Pilsner by Tom Acitelli roams all over the world. Fitting since the style has too.
This book is formatted with bite size chapters that are super easy to blitz through which is both good and bad. The good is that you are quickly propelled through history. The bad is that each chapter seems to be missing an opportunity to deep dive into a historical character or a moment in time.
I wanted more of the Anheuser-Busch saga and the marketing. I wanted more of Freddy Heineken. I wanted more because the history of pilsner is everywhere in modern history especially here in the US.
I guess that I wanted a book three times the size because Acitelli is a really good writer and I wanted the book to keep going but it arrived at the finish line too soon.
Tom Acitelli has been kinda quietly amassing a nice historical archive over on the All About Beer website.
From Michael Jackson, to beer tastings of the past to a discussion of cream ale, the topics vary but touch upon integral points in beer history.
Check it out to up your beer education game.
Tom Acitell’s book The Audacity of Hops, takes on the uneviable task of tying together all the strands of craft beer history into a cogent and linear whole. And it succeeds. This history starts in the wastelands of beer and re-acquaints us with Jack McAulliffe and New Albion Brewery. It shows us the humble beginnings of the Great American Beer Festival and the Brewer’s Association and makes quick dips into how some of our favorite breweries got started like Sierra Nevada, Dogfish Head and Brooklyn Brewery.
The journey goes from 1972 up to pretty recent happenings as well . The key takeaway for me was how hard it was to get this ball rolling. Bank loans were non-existent and no Kickstarter either. Blogging and the internet was in its infancy so word just could not be spread like it is today. Suppliers of ingredients and equipment were not there to buy from whereas now there is an infrastructure.
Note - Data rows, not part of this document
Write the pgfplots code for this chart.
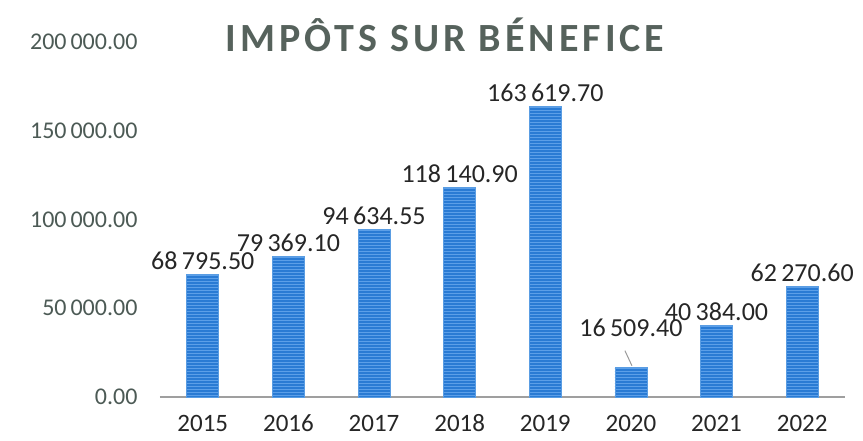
\documentclass[border=0pt]{standalone}
\usepackage{fontspec}
\setmainfont{Carlito}
\newfontfamily\titlefont[LetterSpace=10]{Carlito}
\usepackage{pgfplots}
\pgfplotsset{compat=1.18}
\usetikzlibrary{patterns}

\definecolor{barblue}{HTML}{2A7BD4}
\definecolor{barstripe}{HTML}{5C9FE8}
\definecolor{baredge}{HTML}{5A9DE3}
\definecolor{titlegray}{HTML}{56625C}
\definecolor{labeltext}{HTML}{262626}
\definecolor{ticktext}{HTML}{4C5A55}

\begin{document}
\begin{tikzpicture}
\begin{axis}[
    at={(0pt,0pt)}, anchor=south west,
    scale only axis, width=685pt, height=355pt,
    xmin=-0.5, xmax=7.5, ymin=0, ymax=200000,
    scaled y ticks=false,
    axis x line*=bottom, axis y line*=left,
    x axis line style={-, draw=gray!75, line width=1.6pt},
    y axis line style={draw=none},
    tick style={draw=none},
    xtick={0,...,7},
    xticklabels={2015,2016,2017,2018,2019,2020,2021,2022},
    xticklabel style={font=\fontsize{25}{25}\selectfont, text=labeltext, yshift=-10pt},
    ytick={0,50000,100000,150000,200000},
    yticklabels={0.00,50\,000.00,100\,000.00,150\,000.00,200\,000.00},
    yticklabel style={font=\fontsize{24}{24}\selectfont, text=ticktext, xshift=-19pt},
    ybar, bar width=32pt, bar shift=0pt,
    point meta=explicit symbolic,
    nodes near coords,
    every node near coord/.append style={font=\fontsize{26}{26}\selectfont, text=labeltext, yshift=1pt},
    clip=false,
]
\addplot[fill=barblue, draw=baredge, line width=0.8pt,
    postaction={pattern=horizontal lines, pattern color=barstripe}]
    coordinates {
    (0,68795.50) [68\,795.50]
    (1,79369.10) [79\,369.10]
    (2,94634.55) [94\,634.55]
    (3,118140.90) [118\,140.90]
    (4,163619.70) [163\,619.70]
    (6,40384.00) [40\,384.00]
    (7,62270.60) [62\,270.60]
    };
\addplot[fill=barblue, draw=baredge, line width=0.8pt,
    postaction={pattern=horizontal lines, pattern color=barstripe},
    every node near coord/.append style={yshift=26pt}]
    coordinates {(5,16509.40) [16\,509.40]};
\draw[gray!80, line width=1pt] (axis cs:5,16509.40) ++(1pt,2pt) -- ++(-7pt,15pt);
\node[font=\titlefont\bfseries\fontsize{40}{40}\selectfont, text=titlegray]
    at (rel axis cs:0.416,1.02) {IMPÔTS SUR BÉNEFICE};
\end{axis}
\pgfresetboundingbox
\path (-160pt,-44pt) rectangle (703pt,397pt);
\end{tikzpicture}
\end{document}
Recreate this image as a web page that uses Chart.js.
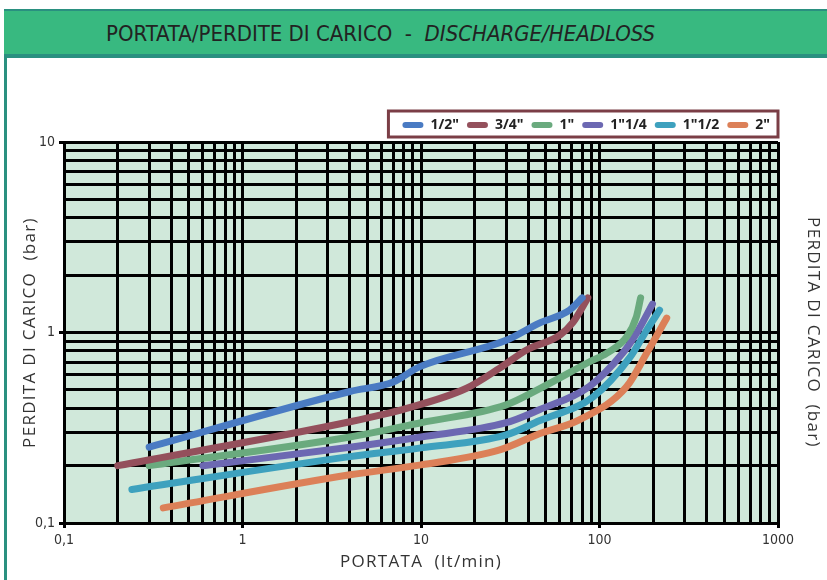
<!DOCTYPE html>
<html>
<head>
<meta charset="utf-8">
<script src="https://cdn.jsdelivr.net/npm/chart.js@4.4.1/dist/chart.umd.min.js"></script>
<style>
  html, body { margin: 0; padding: 0; background: #fff; }
  body { width: 827px; height: 580px; position: relative; overflow: hidden; }
  .header {
    position: absolute; left: 4px; top: 9px; width: 823px; height: 43px;
    background: #38b980; border-top: 2px solid #2a9080; border-bottom: 4px solid #2a9080;
    z-index: 2;
  }
  .header h1 {
    position: absolute; left: 102px; top: 10px; margin: 0;
    font-family: 'DejaVu Sans Condensed', 'Liberation Sans Narrow', sans-serif;
    font-weight: normal; font-size: 22px; color: #222; white-space: pre;
  }
  .header h1 i { font-style: italic; }
  .side { position: absolute; left: 4px; top: 56px; width: 3px; height: 524px; background: #2a9080; z-index: 2; }
  #wrap { position: absolute; left: 0; top: 0; width: 827px; height: 580px; }
</style>
</head>
<body>
<div class="header"><h1>PORTATA/PERDITE DI CARICO  -  <i>DISCHARGE/HEADLOSS</i></h1></div>
<div class="side"></div>
<div id="wrap"><canvas id="lossChart" width="827" height="580"></canvas></div>
<script>
// portata (lt/min) / perdita di carico (bar)
const sizes = ['1/2"', '3/4"', '1"', '1"1/4', '1"1/2', '2"'];
const colors = ['#4a7bc3', '#94505c', '#6aaa7e', '#6c68b2', '#3ea1be', '#dc8058'];

const flow12 = [0.3, 4, 7, 9.8, 30, 46, 68, 80];
const loss12 = [0.25, 0.49, 0.55, 0.66, 0.91, 1.12, 1.31, 1.52];
const flow34 = [0.2, 4, 8.3, 18, 27.6, 39, 60, 71, 86];
const loss34 = [0.2, 0.34, 0.40, 0.51, 0.65, 0.81, 0.97, 1.13, 1.52];
const flow1 = [0.3, 4, 10, 30, 46, 87.5, 110, 142, 161, 170];
const loss1 = [0.2, 0.283, 0.336, 0.417, 0.506, 0.70, 0.78, 0.95, 1.21, 1.52];
const flow114 = [0.6, 4, 10, 30, 46, 87.5, 135, 161, 198];
const loss114 = [0.2, 0.25, 0.283, 0.336, 0.393, 0.52, 0.78, 0.99, 1.41];
const flow112 = [0.24, 4, 10, 30, 46, 92, 148, 184, 217];
const loss112 = [0.15, 0.223, 0.248, 0.29, 0.344, 0.459, 0.74, 1.03, 1.31];
const flow2 = [0.36, 4, 10, 27.6, 46, 77, 142, 184, 238];
const loss2 = [0.12, 0.179, 0.202, 0.242, 0.294, 0.348, 0.52, 0.78, 1.19];

const xTicks = [0.1, 1, 10, 100, 1000];
const xTickLabels = ['0,1', '1', '10', '100', '1000'];
const yTicks = [0.1, 1, 10];
const yTickLabels = ['0,1', '1', '10'];

const flows = [flow12, flow34, flow1, flow114, flow112, flow2];
const losses = [loss12, loss34, loss1, loss114, loss112, loss2];

// every 1..9 step of each decade gets a grid line
function decadeSteps(majors) {
  const out = [];
  majors.forEach((p, i) => {
    if (i === majors.length - 1) { out.push(p); return; }
    for (let m = 1; m < 10; m++) out.push(Number((p * m).toPrecision(6)));
  });
  return out;
}

const thin = "'Liberation Sans Narrow', 'DejaVu Sans Condensed', sans-serif";

const plotBg = {
  id: 'plotBg',
  beforeDraw(chart) {
    const {ctx, chartArea: a} = chart;
    ctx.save();
    ctx.fillStyle = '#d0e8da';
    ctx.fillRect(a.left, a.top, a.width, a.height);
    ctx.restore();
  }
};

// wider letter spacing on the axis titles only
const spacedTitles = {
  id: 'spacedTitles',
  afterLayout(chart) {
    Object.values(chart.scales).forEach(s => {
      if (s._spaced) return;
      const orig = s.drawTitle;
      s.drawTitle = function () {
        const c = this.ctx;
        c.save();
        c.letterSpacing = '1.3px';
        orig.apply(this, arguments);
        c.restore();
      };
      s._spaced = true;
    });
  }
};

const legendFrame = {
  id: 'legendFrame',
  afterDraw(chart) {
    const lg = chart.legend, hb = lg.legendHitBoxes;
    if (!hb || !hb.length) return;
    const ctx = chart.ctx;
    const x1 = hb[0].left - 14, x2 = chart.chartArea.right;
    const y1 = lg.top + 1, y2 = chart.chartArea.top - 5;
    ctx.save();
    ctx.strokeStyle = '#7b3e46';
    ctx.lineWidth = 3;
    ctx.strokeRect(x1, y1, x2 - x1, y2 - y1);
    ctx.restore();
  }
};

const datasets = sizes.map((name, i) => ({
  label: name,
  data: flows[i].map((x, j) => ({x: x, y: losses[i][j]})),
  borderColor: colors[i],
  backgroundColor: colors[i],
  borderWidth: 7,
  borderCapStyle: 'round',
  borderJoinStyle: 'round',
  pointRadius: 0,
  cubicInterpolationMode: 'monotone',
  fill: false
}));

new Chart(document.getElementById('lossChart'), {
  type: 'line',
  data: { datasets: datasets },
  options: {
    responsive: false,
    animation: false,
    devicePixelRatio: 1,
    layout: { padding: { left: 8, top: 110, right: 0, bottom: 0 } },
    plugins: {
      tooltip: { enabled: false },
      legend: {
        position: 'top',
        align: 'end',
        fullSize: false,
        labels: {
          boxWidth: 21,
          boxHeight: 6,
          padding: 8,
          useBorderRadius: true,
          borderRadius: 3,
          color: '#222',
          font: { family: "'Noto Sans', sans-serif", size: 14, weight: 'bold' },
          generateLabels: chart =>
            Chart.defaults.plugins.legend.labels.generateLabels(chart).map(l => ({...l, lineWidth: 0}))
        }
      }
    },
    scales: {
      x: {
        type: 'logarithmic',
        min: 0.1, max: 1000,
        afterBuildTicks: s => { s.ticks = decadeSteps(xTicks).map(v => ({value: v})); },
        afterFit: s => { s.height = 57; },
        grid: {
          color: '#000', lineWidth: 3, tickLength: 5,
          tickColor: c => xTicks.includes(c.tick.value) ? '#000' : 'rgba(0,0,0,0)'
        },
        border: { color: '#000', width: 3 },
        ticks: {
          autoSkip: false, maxRotation: 0, padding: 4, color: '#333',
          font: { family: thin, size: 14 },
          callback: v => { const k = xTicks.indexOf(v); return k < 0 ? '' : xTickLabels[k]; }
        },
        title: {
          display: true, text: 'PORTATA  (lt/min)', color: '#333',
          font: { family: "'Open Sans', sans-serif", size: 17 },
          padding: { top: 0, bottom: 8 }
        }
      },
      y: {
        type: 'logarithmic',
        position: 'left',
        min: 0.1, max: 10,
        afterBuildTicks: s => { s.ticks = decadeSteps(yTicks).map(v => ({value: v})); },
        afterFit: s => { s.width = 56; },
        grid: {
          color: '#000', lineWidth: 3, tickLength: 5,
          tickColor: c => yTicks.includes(c.tick.value) ? '#000' : 'rgba(0,0,0,0)'
        },
        border: { color: '#000', width: 3 },
        ticks: {
          autoSkip: false, padding: 4, color: '#333',
          font: { family: thin, size: 14 },
          callback: v => { const k = yTicks.indexOf(v); return k < 0 ? '' : yTickLabels[k]; }
        },
        title: {
          display: true, text: 'PERDITA DI CARICO  (bar)', color: '#333',
          font: { family: "'Open Sans', sans-serif", size: 17 },
          padding: { top: 12, bottom: 0 }
        }
      },
      y2: {
        type: 'linear',
        position: 'right',
        display: true,
        afterFit: s => { s.width = 49; },
        grid: { display: false, drawTicks: false },
        border: { display: false },
        ticks: { display: false },
        title: {
          display: true, text: 'PERDITA DI CARICO  (bar)', color: '#333',
          font: { family: "'Open Sans', sans-serif", size: 17 },
          padding: { top: 4, bottom: 0 }
        }
      }
    }
  },
  plugins: [plotBg, spacedTitles, legendFrame]
});
</script>
</body>
</html>
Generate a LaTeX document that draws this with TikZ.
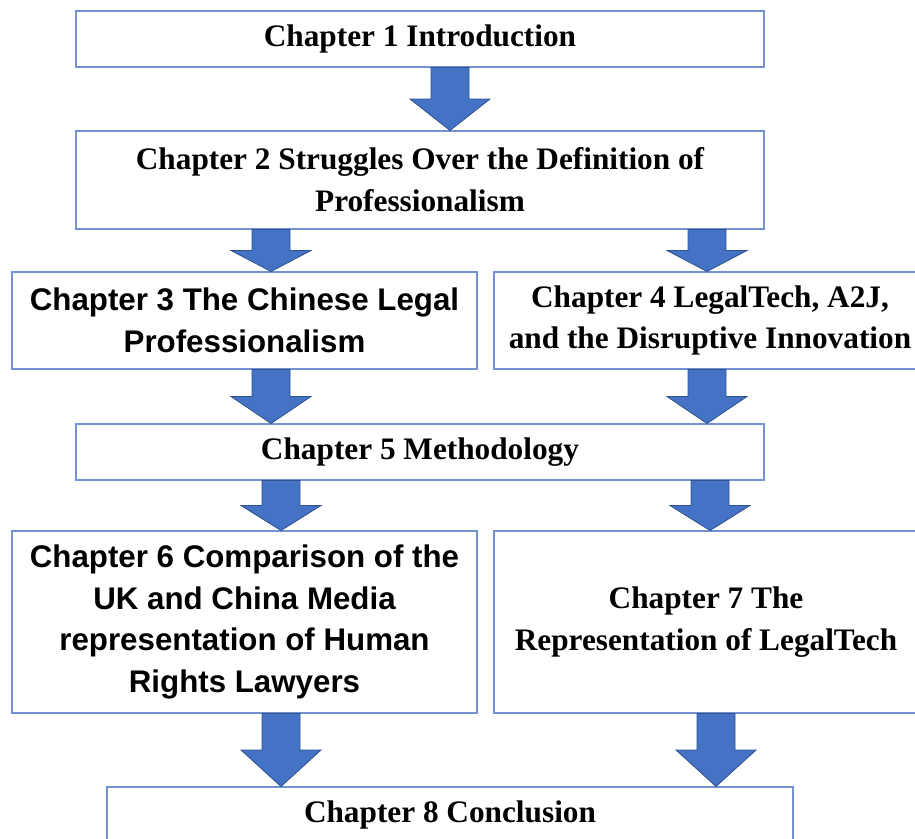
\documentclass[tikz,border=0pt]{standalone}
\usepackage{fontspec}
\setmainfont{Liberation Serif}
\setsansfont{Liberation Sans}
\usepackage{tikz}
\usetikzlibrary{calc,positioning}

\definecolor{boxline}{HTML}{7392D2}
\definecolor{arrowfill}{HTML}{4472C4}
\definecolor{arrowline}{HTML}{2F528F}

% block arrow from the bottom of one box to the top of the next
\newcommand{\chaparrow}[3]{%
  \path (#1,0 |- #2.south) coordinate (at-top) (#1,0 |- #3.north) coordinate (at-tip);
  \path ($(at-top)!0.5!(at-tip)$) coordinate (at-mid);
  \draw[blockarrow] ($(at-top)+(-19,0)$) -- ($(at-top)+(19,0)$) -- ($(at-mid)+(19,0)$)
    -- ($(at-mid)+(40,0)$) -- (at-tip) -- ($(at-mid)+(-40,0)$) -- ($(at-mid)+(-19,0)$) -- cycle;
}

\begin{document}
\begin{tikzpicture}[
    x=0.03cm, y=-0.03cm,
    chapbox/.style={rectangle, draw=boxline, line width=0.9pt, fill=white, align=center, inner sep=0pt,
      font=\fontsize{26.7}{35.7}\selectfont\bfseries},
    sansbox/.style={chapbox, font=\fontsize{26.7}{35.7}\selectfont\sffamily\bfseries},
    blockarrow/.style={draw=arrowline, fill=arrowfill, line width=0.7pt, line join=miter}
]
    \useasboundingbox (0,0) rectangle (915,839);
    \clip (0,0) rectangle (915,839);

    \node[chapbox, minimum width=688*0.03cm, minimum height=56*0.03cm] (ch1) at (420,39) {Chapter 1 Introduction};
    \node[chapbox, minimum width=688*0.03cm, minimum height=98*0.03cm] (ch2) at (420,180) {Chapter 2 Struggles Over the Definition of\\Professionalism};
    \node[sansbox, minimum width=465*0.03cm, minimum height=97*0.03cm] (ch3) at (244.5,320.5) {Chapter 3 The Chinese Legal\\Professionalism};
    \node[chapbox, minimum width=432*0.03cm, minimum height=97*0.03cm] (ch4) at (710,320.5) {Chapter 4 LegalTech, A2J,\\and the Disruptive Innovation};
    \node[chapbox, minimum width=688*0.03cm, minimum height=56*0.03cm] (ch5) at (420,452) {Chapter 5 Methodology};
    \node[sansbox, minimum width=465*0.03cm, minimum height=182*0.03cm] (ch6) at (244.5,622) {Chapter 6 Comparison of the\\UK and China Media\\representation of Human\\Rights Lawyers};
    \node[chapbox, minimum width=424*0.03cm, minimum height=182*0.03cm] (ch7) at (706,622) {Chapter 7 The\\Representation of LegalTech};
    \node[chapbox, minimum width=686*0.03cm, minimum height=56*0.03cm] (ch8) at (450,815) {Chapter 8 Conclusion};

    \chaparrow{450}{ch1}{ch2}
    \chaparrow{271}{ch2}{ch3}
    \chaparrow{707}{ch2}{ch4}
    \chaparrow{271}{ch3}{ch5}
    \chaparrow{707}{ch4}{ch5}
    \chaparrow{281}{ch5}{ch6}
    \chaparrow{710}{ch5}{ch7}
    \chaparrow{281}{ch6}{ch8}
    \chaparrow{716}{ch7}{ch8}
\end{tikzpicture}
\end{document}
And most importantly, the market for these beers was uneducated and dulled by years of watered down beers backed by ad campaigns.
Some locales and breweries get short shrift but that may have been simply to keep the book at a reasonable length because even giving cursory mention to more would have ballooned the size.
I am hoping that Acitelli will re-embark on another chapter in 5 or 10 years to really dig into what happened between 2006 and 2013 because I want to read his perspective on how all these brewers and beer geeks are faring.